→ Exercise task:
Pick out the lines in the listing below that contain the word "chart" and copy them.

→ Provided data:
>>
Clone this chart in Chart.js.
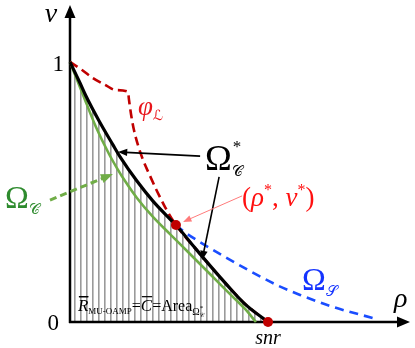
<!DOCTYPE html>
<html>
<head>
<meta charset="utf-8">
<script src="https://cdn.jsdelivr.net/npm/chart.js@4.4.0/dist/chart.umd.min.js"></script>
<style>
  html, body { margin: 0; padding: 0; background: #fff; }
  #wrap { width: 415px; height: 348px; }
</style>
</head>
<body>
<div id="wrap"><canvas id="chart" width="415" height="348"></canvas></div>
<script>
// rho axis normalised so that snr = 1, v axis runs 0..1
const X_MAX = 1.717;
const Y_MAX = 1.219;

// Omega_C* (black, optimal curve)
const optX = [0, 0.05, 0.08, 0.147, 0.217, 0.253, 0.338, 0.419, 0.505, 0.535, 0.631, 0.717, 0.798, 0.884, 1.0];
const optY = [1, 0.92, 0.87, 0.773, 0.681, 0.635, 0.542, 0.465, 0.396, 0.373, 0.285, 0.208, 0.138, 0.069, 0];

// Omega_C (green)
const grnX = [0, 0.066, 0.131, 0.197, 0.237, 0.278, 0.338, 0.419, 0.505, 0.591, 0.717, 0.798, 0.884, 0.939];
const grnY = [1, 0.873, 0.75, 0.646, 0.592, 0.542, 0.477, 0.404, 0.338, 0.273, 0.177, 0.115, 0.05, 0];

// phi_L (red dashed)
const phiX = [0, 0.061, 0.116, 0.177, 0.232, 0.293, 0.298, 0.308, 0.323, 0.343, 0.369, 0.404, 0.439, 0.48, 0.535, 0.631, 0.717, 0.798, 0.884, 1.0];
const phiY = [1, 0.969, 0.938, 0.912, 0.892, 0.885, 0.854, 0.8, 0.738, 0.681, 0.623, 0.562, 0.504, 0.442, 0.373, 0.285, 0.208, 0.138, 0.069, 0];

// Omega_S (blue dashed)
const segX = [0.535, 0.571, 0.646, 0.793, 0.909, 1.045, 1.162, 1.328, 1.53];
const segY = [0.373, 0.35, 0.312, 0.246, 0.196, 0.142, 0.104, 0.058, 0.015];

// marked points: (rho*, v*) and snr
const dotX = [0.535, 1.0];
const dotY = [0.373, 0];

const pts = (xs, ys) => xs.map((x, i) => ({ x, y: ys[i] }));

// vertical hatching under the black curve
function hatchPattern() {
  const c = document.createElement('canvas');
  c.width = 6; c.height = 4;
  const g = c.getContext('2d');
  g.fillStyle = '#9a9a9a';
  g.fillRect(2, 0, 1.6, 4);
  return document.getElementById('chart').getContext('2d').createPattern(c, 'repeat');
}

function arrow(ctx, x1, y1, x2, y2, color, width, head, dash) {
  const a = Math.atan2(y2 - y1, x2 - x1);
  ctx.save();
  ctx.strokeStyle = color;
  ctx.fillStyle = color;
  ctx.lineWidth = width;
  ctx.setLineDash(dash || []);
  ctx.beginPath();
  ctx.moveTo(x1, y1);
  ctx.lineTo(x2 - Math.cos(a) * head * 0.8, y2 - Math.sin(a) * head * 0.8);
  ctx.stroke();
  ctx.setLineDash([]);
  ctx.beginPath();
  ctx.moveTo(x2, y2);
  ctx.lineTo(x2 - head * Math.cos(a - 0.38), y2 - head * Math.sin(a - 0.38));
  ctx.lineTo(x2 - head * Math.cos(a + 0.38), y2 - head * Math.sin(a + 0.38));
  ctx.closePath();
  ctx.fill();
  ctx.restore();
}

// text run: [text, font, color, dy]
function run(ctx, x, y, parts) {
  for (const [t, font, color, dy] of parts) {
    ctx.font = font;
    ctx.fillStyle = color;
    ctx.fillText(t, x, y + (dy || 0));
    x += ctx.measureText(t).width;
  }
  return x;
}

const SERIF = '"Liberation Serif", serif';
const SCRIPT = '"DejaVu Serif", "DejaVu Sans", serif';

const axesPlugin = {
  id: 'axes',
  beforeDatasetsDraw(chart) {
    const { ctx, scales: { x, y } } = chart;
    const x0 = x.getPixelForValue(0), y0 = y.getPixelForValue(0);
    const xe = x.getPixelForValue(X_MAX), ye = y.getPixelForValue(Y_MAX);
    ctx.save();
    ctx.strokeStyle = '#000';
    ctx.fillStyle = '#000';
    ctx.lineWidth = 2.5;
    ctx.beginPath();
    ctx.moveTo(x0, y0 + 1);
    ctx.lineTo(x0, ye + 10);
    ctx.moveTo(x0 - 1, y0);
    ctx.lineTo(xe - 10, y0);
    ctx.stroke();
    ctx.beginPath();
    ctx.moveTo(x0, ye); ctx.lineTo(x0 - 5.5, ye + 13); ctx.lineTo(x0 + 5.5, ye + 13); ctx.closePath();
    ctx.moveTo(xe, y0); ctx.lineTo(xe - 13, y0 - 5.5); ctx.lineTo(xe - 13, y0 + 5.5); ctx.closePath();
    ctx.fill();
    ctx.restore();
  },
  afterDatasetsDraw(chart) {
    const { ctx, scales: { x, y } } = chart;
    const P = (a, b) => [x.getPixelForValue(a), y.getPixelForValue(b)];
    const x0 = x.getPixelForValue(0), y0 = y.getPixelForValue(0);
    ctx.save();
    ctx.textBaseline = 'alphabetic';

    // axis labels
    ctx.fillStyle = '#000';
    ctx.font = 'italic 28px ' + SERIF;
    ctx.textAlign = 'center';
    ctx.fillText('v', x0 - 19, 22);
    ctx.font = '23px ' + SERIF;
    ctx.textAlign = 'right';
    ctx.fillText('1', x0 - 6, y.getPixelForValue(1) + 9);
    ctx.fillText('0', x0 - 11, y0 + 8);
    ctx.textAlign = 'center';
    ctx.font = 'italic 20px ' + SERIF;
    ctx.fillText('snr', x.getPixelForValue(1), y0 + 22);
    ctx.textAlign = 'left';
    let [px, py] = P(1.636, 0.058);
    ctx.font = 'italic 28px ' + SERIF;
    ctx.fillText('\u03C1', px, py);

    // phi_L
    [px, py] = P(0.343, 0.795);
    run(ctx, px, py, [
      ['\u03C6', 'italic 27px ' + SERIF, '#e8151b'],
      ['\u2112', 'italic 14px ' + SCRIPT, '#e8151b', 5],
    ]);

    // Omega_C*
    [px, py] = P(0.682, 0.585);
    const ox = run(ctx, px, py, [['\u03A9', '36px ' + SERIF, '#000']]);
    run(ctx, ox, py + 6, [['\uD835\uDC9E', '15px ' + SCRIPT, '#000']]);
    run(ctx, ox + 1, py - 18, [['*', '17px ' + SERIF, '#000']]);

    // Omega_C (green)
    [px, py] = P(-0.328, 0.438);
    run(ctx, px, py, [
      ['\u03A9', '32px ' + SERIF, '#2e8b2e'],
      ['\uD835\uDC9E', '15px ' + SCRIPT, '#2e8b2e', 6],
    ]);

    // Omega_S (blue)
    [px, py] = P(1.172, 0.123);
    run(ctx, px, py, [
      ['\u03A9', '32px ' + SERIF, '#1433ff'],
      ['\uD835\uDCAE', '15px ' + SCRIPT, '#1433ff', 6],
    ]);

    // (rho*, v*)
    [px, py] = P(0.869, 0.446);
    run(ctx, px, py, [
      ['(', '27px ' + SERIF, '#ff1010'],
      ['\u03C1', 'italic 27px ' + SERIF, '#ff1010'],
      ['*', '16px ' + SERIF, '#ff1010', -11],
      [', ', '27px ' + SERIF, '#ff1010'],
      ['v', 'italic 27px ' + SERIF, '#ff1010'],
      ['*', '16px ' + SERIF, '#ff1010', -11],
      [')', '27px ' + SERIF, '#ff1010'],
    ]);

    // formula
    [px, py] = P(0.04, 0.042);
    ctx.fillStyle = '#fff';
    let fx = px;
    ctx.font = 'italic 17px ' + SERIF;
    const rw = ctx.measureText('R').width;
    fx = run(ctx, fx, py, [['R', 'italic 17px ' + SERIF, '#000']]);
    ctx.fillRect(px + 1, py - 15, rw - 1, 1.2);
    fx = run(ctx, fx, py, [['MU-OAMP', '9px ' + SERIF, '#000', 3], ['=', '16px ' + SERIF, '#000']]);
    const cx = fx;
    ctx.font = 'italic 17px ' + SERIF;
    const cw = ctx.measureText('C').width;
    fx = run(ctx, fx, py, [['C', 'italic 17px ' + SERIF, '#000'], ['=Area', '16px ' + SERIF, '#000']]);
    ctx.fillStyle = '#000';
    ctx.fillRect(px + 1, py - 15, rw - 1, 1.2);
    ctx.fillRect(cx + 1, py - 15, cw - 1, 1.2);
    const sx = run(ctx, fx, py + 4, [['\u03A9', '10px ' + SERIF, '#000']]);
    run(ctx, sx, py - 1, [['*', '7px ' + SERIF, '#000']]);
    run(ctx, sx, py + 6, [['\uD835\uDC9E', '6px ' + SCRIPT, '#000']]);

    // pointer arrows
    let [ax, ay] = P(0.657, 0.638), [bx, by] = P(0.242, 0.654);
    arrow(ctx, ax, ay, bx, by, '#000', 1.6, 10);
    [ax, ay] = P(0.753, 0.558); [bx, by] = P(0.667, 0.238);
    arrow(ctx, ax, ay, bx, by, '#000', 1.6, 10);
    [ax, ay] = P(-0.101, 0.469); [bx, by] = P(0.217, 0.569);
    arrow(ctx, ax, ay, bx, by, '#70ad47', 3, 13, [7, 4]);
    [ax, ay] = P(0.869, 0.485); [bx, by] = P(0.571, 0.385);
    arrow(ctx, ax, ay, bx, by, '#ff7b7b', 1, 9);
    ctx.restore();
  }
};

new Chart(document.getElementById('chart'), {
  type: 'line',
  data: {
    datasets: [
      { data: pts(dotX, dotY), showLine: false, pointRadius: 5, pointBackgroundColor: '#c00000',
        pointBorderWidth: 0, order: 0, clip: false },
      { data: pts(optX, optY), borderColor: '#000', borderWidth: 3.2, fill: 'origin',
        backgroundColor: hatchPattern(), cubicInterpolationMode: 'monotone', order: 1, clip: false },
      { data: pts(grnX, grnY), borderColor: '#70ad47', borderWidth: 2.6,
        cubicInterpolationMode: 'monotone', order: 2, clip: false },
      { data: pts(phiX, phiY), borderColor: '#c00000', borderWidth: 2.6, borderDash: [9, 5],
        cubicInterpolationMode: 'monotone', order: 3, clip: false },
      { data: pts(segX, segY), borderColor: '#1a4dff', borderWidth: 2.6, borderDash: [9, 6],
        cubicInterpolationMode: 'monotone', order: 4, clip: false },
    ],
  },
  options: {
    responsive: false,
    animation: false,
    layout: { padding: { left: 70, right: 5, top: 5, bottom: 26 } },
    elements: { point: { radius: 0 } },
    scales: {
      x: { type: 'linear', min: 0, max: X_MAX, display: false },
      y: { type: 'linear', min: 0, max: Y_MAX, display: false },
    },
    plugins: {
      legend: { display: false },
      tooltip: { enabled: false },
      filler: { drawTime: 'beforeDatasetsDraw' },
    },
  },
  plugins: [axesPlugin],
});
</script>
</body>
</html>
<<
→ The output:
Clone this chart in Chart.js.
<script src="https://cdn.jsdelivr.net/npm/chart.js@4.4.0/dist/chart.umd.min.js"></script>
<div id="wrap"><canvas id="chart" width="415" height="348"></canvas></div>
  return document.getElementById('chart').getContext('2d').createPattern(c, 'repeat');
  beforeDatasetsDraw(chart) {
    const { ctx, scales: { x, y } } = chart;
  afterDatasetsDraw(chart) {
    const { ctx, scales: { x, y } } = chart;
new Chart(document.getElementById('chart'), {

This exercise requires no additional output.